Plotting code records:
--------------------------------------------------
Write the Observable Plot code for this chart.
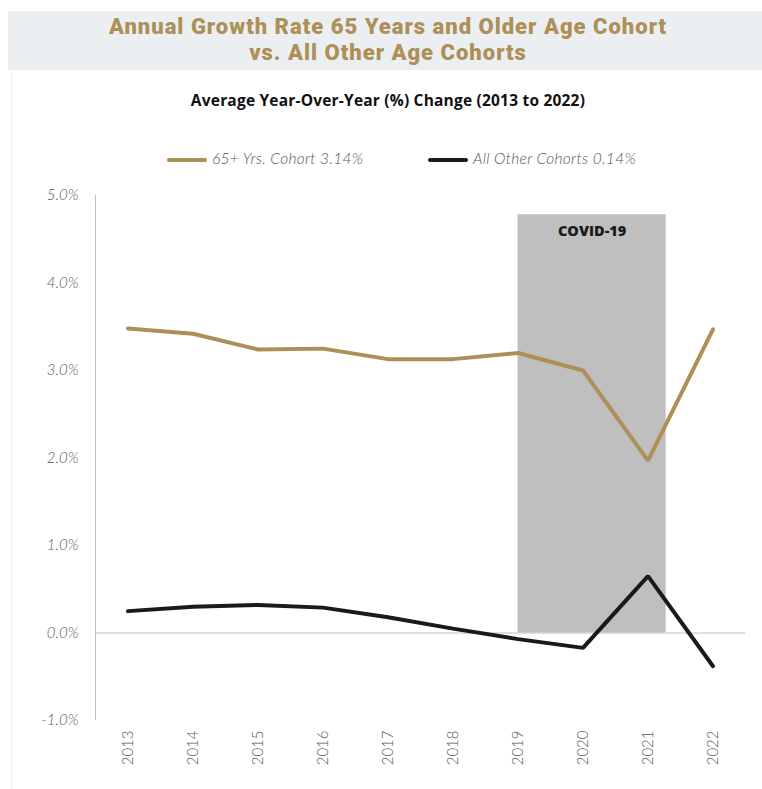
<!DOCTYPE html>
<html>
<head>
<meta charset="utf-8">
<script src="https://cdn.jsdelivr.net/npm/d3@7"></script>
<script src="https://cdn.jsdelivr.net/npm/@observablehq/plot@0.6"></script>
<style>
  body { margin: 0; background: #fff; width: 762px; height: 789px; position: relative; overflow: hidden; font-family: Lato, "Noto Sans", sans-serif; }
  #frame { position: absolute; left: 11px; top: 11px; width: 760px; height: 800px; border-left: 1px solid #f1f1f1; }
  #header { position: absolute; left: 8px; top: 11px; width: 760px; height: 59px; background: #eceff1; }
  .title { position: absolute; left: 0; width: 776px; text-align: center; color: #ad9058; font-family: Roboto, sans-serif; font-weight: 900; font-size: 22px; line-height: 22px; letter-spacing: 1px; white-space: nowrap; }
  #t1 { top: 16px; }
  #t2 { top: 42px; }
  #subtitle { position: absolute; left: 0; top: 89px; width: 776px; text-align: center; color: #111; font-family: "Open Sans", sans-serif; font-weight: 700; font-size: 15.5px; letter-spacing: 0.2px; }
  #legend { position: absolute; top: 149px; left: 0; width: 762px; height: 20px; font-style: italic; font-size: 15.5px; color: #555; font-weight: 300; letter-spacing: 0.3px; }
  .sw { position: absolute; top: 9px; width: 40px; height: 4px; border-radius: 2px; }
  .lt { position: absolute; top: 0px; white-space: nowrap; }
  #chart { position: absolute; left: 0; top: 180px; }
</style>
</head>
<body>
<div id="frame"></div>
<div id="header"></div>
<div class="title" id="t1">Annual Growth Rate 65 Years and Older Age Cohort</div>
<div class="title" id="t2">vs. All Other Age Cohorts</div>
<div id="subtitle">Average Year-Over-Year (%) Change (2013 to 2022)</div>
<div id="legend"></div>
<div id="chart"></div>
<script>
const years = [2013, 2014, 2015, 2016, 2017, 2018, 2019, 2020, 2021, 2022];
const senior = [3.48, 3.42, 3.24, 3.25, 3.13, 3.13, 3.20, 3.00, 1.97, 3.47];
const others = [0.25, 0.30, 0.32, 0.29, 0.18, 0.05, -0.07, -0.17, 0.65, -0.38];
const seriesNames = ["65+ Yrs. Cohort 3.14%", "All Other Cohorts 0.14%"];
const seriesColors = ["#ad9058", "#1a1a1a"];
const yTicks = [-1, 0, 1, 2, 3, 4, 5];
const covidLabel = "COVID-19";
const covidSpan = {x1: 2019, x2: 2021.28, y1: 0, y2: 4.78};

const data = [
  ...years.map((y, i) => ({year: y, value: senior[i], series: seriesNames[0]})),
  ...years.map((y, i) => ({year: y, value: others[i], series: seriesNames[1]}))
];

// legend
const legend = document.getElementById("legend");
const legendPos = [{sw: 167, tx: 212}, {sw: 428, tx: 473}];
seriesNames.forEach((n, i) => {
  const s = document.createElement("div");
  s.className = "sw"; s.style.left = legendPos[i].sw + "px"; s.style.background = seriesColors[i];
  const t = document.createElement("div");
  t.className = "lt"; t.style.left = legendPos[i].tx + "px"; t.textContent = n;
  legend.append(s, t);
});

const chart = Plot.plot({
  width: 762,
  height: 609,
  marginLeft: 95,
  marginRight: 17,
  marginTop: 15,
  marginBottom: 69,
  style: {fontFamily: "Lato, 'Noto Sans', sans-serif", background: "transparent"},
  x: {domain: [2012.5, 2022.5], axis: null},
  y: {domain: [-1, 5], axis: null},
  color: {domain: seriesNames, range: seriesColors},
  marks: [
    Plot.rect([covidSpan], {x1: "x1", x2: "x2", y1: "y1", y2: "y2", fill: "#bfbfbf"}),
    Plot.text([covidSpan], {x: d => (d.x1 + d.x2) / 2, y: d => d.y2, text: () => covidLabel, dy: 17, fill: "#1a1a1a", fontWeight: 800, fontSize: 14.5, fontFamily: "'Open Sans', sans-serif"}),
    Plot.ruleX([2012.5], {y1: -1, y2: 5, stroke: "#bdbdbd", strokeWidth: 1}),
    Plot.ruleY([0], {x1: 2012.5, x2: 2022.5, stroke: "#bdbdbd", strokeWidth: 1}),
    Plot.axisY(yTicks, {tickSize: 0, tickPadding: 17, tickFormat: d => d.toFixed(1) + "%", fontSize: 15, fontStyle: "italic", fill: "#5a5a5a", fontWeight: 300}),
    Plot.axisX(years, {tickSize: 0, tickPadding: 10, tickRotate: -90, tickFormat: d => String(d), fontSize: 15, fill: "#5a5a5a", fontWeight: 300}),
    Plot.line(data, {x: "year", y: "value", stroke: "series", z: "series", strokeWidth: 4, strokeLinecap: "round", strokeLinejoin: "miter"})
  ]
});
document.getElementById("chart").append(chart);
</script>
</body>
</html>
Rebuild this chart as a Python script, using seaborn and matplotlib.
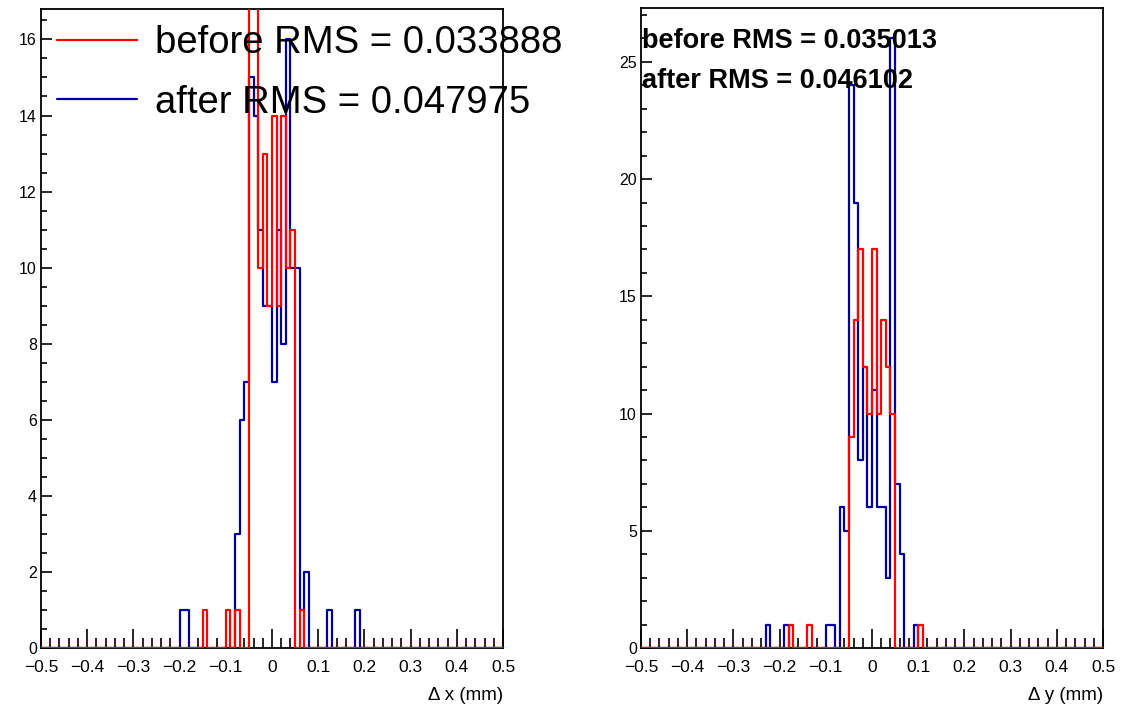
--------------------------------------------------
PROBLEM TO SOLVE
Exclude every picture and copy the remaining data exactly.

SOLUTION
Write the Observable Plot code for this chart.
<!DOCTYPE html>
<html>
<head>
<meta charset="utf-8">
<script src="https://cdn.jsdelivr.net/npm/d3@7"></script>
<script src="https://cdn.jsdelivr.net/npm/@observablehq/plot@0.6"></script>
<style>
  body { margin: 0; background: #fff; width: 762px; height: 789px; position: relative; overflow: hidden; font-family: Lato, "Noto Sans", sans-serif; }
  #frame { position: absolute; left: 11px; top: 11px; width: 760px; height: 800px; border-left: 1px solid #f1f1f1; }
  #header { position: absolute; left: 8px; top: 11px; width: 760px; height: 59px; background: #eceff1; }
  .title { position: absolute; left: 0; width: 776px; text-align: center; color: #ad9058; font-family: Roboto, sans-serif; font-weight: 900; font-size: 22px; line-height: 22px; letter-spacing: 1px; white-space: nowrap; }
  #t1 { top: 16px; }
  #t2 { top: 42px; }
  #subtitle { position: absolute; left: 0; top: 89px; width: 776px; text-align: center; color: #111; font-family: "Open Sans", sans-serif; font-weight: 700; font-size: 15.5px; letter-spacing: 0.2px; }
  #legend { position: absolute; top: 149px; left: 0; width: 762px; height: 20px; font-style: italic; font-size: 15.5px; color: #555; font-weight: 300; letter-spacing: 0.3px; }
  .sw { position: absolute; top: 9px; width: 40px; height: 4px; border-radius: 2px; }
  .lt { position: absolute; top: 0px; white-space: nowrap; }
  #chart { position: absolute; left: 0; top: 180px; }
</style>
</head>
<body>
<div id="frame"></div>
<div id="header"></div>
<div class="title" id="t1">Annual Growth Rate 65 Years and Older Age Cohort</div>
<div class="title" id="t2">vs. All Other Age Cohorts</div>
<div id="subtitle">Average Year-Over-Year (%) Change (2013 to 2022)</div>
<div id="legend"></div>
<div id="chart"></div>
<script>
const years = [2013, 2014, 2015, 2016, 2017, 2018, 2019, 2020, 2021, 2022];
const senior = [3.48, 3.42, 3.24, 3.25, 3.13, 3.13, 3.20, 3.00, 1.97, 3.47];
const others = [0.25, 0.30, 0.32, 0.29, 0.18, 0.05, -0.07, -0.17, 0.65, -0.38];
const seriesNames = ["65+ Yrs. Cohort 3.14%", "All Other Cohorts 0.14%"];
const seriesColors = ["#ad9058", "#1a1a1a"];
const yTicks = [-1, 0, 1, 2, 3, 4, 5];
const covidLabel = "COVID-19";
const covidSpan = {x1: 2019, x2: 2021.28, y1: 0, y2: 4.78};

const data = [
  ...years.map((y, i) => ({year: y, value: senior[i], series: seriesNames[0]})),
  ...years.map((y, i) => ({year: y, value: others[i], series: seriesNames[1]}))
];

// legend
const legend = document.getElementById("legend");
const legendPos = [{sw: 167, tx: 212}, {sw: 428, tx: 473}];
seriesNames.forEach((n, i) => {
  const s = document.createElement("div");
  s.className = "sw"; s.style.left = legendPos[i].sw + "px"; s.style.background = seriesColors[i];
  const t = document.createElement("div");
  t.className = "lt"; t.style.left = legendPos[i].tx + "px"; t.textContent = n;
  legend.append(s, t);
});

const chart = Plot.plot({
  width: 762,
  height: 609,
  marginLeft: 95,
  marginRight: 17,
  marginTop: 15,
  marginBottom: 69,
  style: {fontFamily: "Lato, 'Noto Sans', sans-serif", background: "transparent"},
  x: {domain: [2012.5, 2022.5], axis: null},
  y: {domain: [-1, 5], axis: null},
  color: {domain: seriesNames, range: seriesColors},
  marks: [
    Plot.rect([covidSpan], {x1: "x1", x2: "x2", y1: "y1", y2: "y2", fill: "#bfbfbf"}),
    Plot.text([covidSpan], {x: d => (d.x1 + d.x2) / 2, y: d => d.y2, text: () => covidLabel, dy: 17, fill: "#1a1a1a", fontWeight: 800, fontSize: 14.5, fontFamily: "'Open Sans', sans-serif"}),
    Plot.ruleX([2012.5], {y1: -1, y2: 5, stroke: "#bdbdbd", strokeWidth: 1}),
    Plot.ruleY([0], {x1: 2012.5, x2: 2022.5, stroke: "#bdbdbd", strokeWidth: 1}),
    Plot.axisY(yTicks, {tickSize: 0, tickPadding: 17, tickFormat: d => d.toFixed(1) + "%", fontSize: 15, fontStyle: "italic", fill: "#5a5a5a", fontWeight: 300}),
    Plot.axisX(years, {tickSize: 0, tickPadding: 10, tickRotate: -90, tickFormat: d => String(d), fontSize: 15, fill: "#5a5a5a", fontWeight: 300}),
    Plot.line(data, {x: "year", y: "value", stroke: "series", z: "series", strokeWidth: 4, strokeLinecap: "round", strokeLinejoin: "miter"})
  ]
});
document.getElementById("chart").append(chart);
</script>
</body>
</html>
Rebuild this chart as a Python script, using seaborn and matplotlib.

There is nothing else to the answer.